My sister looked at one of my CSA photos and declared it looked very "Little House on the Prairie." Indeed these images do to me too.

My husband made a delicious ratatouille, a French peasant dish which was the culinary star of one of my favorite food films Ratatouille, and cherry clafoutis made with the CSA eggs which he adapted from Claudine Pepin's Kids Cook French, an Easter gift from my mother for Grace.
I love that Grace is under two and already has a cookbook in her library. I got the idea for cherry clafoutis reading Charlotte Goes to Paris, part of a wonderful four book fictional diary series of a young girl and her life among artists including Monet.

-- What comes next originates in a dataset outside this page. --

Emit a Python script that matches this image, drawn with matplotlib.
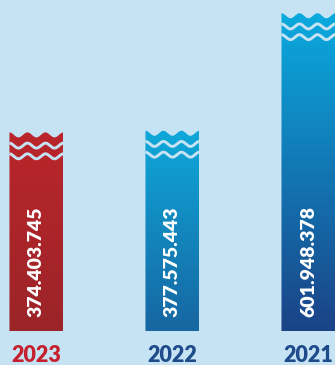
import numpy as np
import matplotlib.pyplot as plt
from matplotlib.colors import LinearSegmentedColormap
from matplotlib.patches import Polygon

years = ["2023", "2022", "2021"]
values = [374403745, 377575443, 601948378]
value_labels = ["374.403.745", "377.575.443", "601.948.378"]

top_colors = ["#BA262B", "#0EA8DA", "#0AAADF"]
bottom_colors = ["#9B2428", "#1766A1", "#1B4387"]
year_colors = ["#C5202E", "#1E4C8A", "#1E4C8A"]

BG = "#C6E3F4"

fig = plt.figure(figsize=(3.35, 3.65), dpi=100, facecolor=BG)
ax = fig.add_axes([0, 34 / 365, 1, 331 / 365])
ax.set_facecolor(BG)
ax.axis("off")

XLIM = (-0.268, 2.195)
YLIM = (0, 632)
# pixels per data unit, so the waves keep the same shape on every bar
px_x = 335 / (XLIM[1] - XLIM[0])
px_y = 331 / (YLIM[1] - YLIM[0])

width = 54 / px_x
amp = 2.5 / px_y
gap = 10.7 / px_y

for i, (v, lab, yr) in enumerate(zip(values, value_labels, years)):
    h = v / 1e6
    x0, x1 = i - width / 2, i + width / 2
    xs = np.linspace(x0, x1, 300)
    top = h + amp * np.cos(2 * np.pi * (xs - x0) / (width / 3))

    verts = np.vstack([[[x0, 0], [x1, 0]], np.column_stack([xs, top])[::-1]])
    poly = Polygon(verts, closed=True, facecolor="none", edgecolor="none")
    ax.add_patch(poly)

    cmap = LinearSegmentedColormap.from_list(f"bar{i}", [top_colors[i], bottom_colors[i]])
    im = ax.imshow(np.linspace(0, 1, 256).reshape(-1, 1), cmap=cmap,
                   extent=(x0, x1, 0, h + amp), origin="upper",
                   aspect="auto", interpolation="bilinear")
    im.set_clip_path(poly)

    # the light wavy stripes cut across the top of the bar
    for k in (1, 2):
        ax.plot(xs, top - k * gap, color=BG, lw=2.1, solid_capstyle="butt")

    ax.text(i, 14 / px_y, lab, rotation=90, ha="center", va="bottom",
            color="white", fontsize=14, fontweight="heavy", family="Lato")
    ax.text(i, -31.5 / 331, yr, transform=ax.get_xaxis_transform(),
            ha="center", va="baseline", color=year_colors[i],
            fontsize=15.5, fontweight="heavy", family="Lato")

ax.set_xlim(*XLIM)
ax.set_ylim(*YLIM)

fig.savefig("out.png", dpi=100, facecolor=BG)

Our stove is older and "outdated" by many people's standards and capable of turning out heavenly meals. I don't give in to the modern myth that we need all of these high end appliances and fancy finishings . Our grandmothers fared fine on what they had, why can't we?  We've had corn chowder, potato leek soup, zucchini pancakes, pasta with peas, beet salad and so much more with our CSA goodies. I'm actually drawn to older kitchens like ours (the only modern finish is granite countertops installed by the previous homeowners). Kate Brashares said in the Times article, "That’s another English thing. We like things that are old, have history.” I do too. I'm definitely an old soul.

Our fireside supper of ratatouille and the summer solstice wine. So many simple pleasures I cherish are featured in this photo: geraniums, blue and white dishes, red and white checked napkins, water with mint from the garden, candlelight, the sight and smell of a real fire, eating outdoors, and sharing a meal.


I am so thankful to the farmers who brought the food to our plates, watering and tending crops on hot days.  Someone remarked to me that the winter feels so long and summer so short. I hope you are savoring summer days, especially the bounty of the season.